» Problem to work on
All of the data should be output character for character, except the pictures.

------------------------------------------------------------

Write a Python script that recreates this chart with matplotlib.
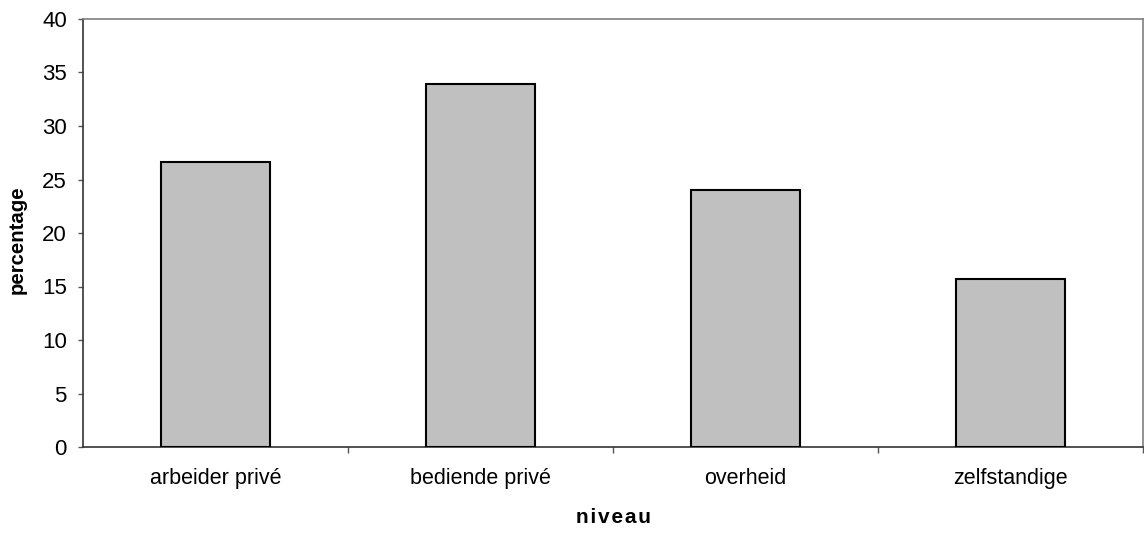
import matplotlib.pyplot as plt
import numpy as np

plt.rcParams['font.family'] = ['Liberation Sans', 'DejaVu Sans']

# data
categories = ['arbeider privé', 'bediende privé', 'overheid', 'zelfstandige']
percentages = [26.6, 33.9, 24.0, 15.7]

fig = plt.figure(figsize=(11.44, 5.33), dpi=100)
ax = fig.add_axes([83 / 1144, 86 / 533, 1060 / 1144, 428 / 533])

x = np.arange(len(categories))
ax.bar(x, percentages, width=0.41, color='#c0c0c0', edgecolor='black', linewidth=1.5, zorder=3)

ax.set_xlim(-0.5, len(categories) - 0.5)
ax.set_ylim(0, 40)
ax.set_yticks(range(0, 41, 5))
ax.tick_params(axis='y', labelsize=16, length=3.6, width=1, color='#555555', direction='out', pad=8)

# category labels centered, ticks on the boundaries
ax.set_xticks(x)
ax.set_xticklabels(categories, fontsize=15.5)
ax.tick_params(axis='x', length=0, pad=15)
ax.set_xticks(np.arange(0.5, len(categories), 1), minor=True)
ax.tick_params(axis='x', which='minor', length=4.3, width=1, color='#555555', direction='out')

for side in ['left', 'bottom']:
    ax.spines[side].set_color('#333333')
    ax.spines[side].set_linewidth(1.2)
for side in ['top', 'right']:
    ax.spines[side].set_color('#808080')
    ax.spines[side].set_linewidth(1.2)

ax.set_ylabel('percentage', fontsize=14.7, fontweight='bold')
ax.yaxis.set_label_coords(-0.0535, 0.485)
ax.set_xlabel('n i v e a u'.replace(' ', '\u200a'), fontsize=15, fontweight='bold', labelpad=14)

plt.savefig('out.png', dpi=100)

------------------------------------------------------------

» Result of the task
Write a Python script that recreates this chart with matplotlib.
import matplotlib.pyplot as plt
import numpy as np

plt.rcParams['font.family'] = ['Liberation Sans', 'DejaVu Sans']

# data
categories = ['arbeider privé', 'bediende privé', 'overheid', 'zelfstandige']
percentages = [26.6, 33.9, 24.0, 15.7]

fig = plt.figure(figsize=(11.44, 5.33), dpi=100)
ax = fig.add_axes([83 / 1144, 86 / 533, 1060 / 1144, 428 / 533])

x = np.arange(len(categories))
ax.bar(x, percentages, width=0.41, color='#c0c0c0', edgecolor='black', linewidth=1.5, zorder=3)

ax.set_xlim(-0.5, len(categories) - 0.5)
ax.set_ylim(0, 40)
ax.set_yticks(range(0, 41, 5))
ax.tick_params(axis='y', labelsize=16, length=3.6, width=1, color='#555555', direction='out', pad=8)

# category labels centered, ticks on the boundaries
ax.set_xticks(x)
ax.set_xticklabels(categories, fontsize=15.5)
ax.tick_params(axis='x', length=0, pad=15)
ax.set_xticks(np.arange(0.5, len(categories), 1), minor=True)
ax.tick_params(axis='x', which='minor', length=4.3, width=1, color='#555555', direction='out')

for side in ['left', 'bottom']:
    ax.spines[side].set_color('#333333')
    ax.spines[side].set_linewidth(1.2)
for side in ['top', 'right']:
    ax.spines[side].set_color('#808080')
    ax.spines[side].set_linewidth(1.2)

ax.set_ylabel('percentage', fontsize=14.7, fontweight='bold')
ax.yaxis.set_label_coords(-0.0535, 0.485)
ax.set_xlabel('n i v e a u'.replace(' ', '\u200a'), fontsize=15, fontweight='bold', labelpad=14)

plt.savefig('out.png', dpi=100)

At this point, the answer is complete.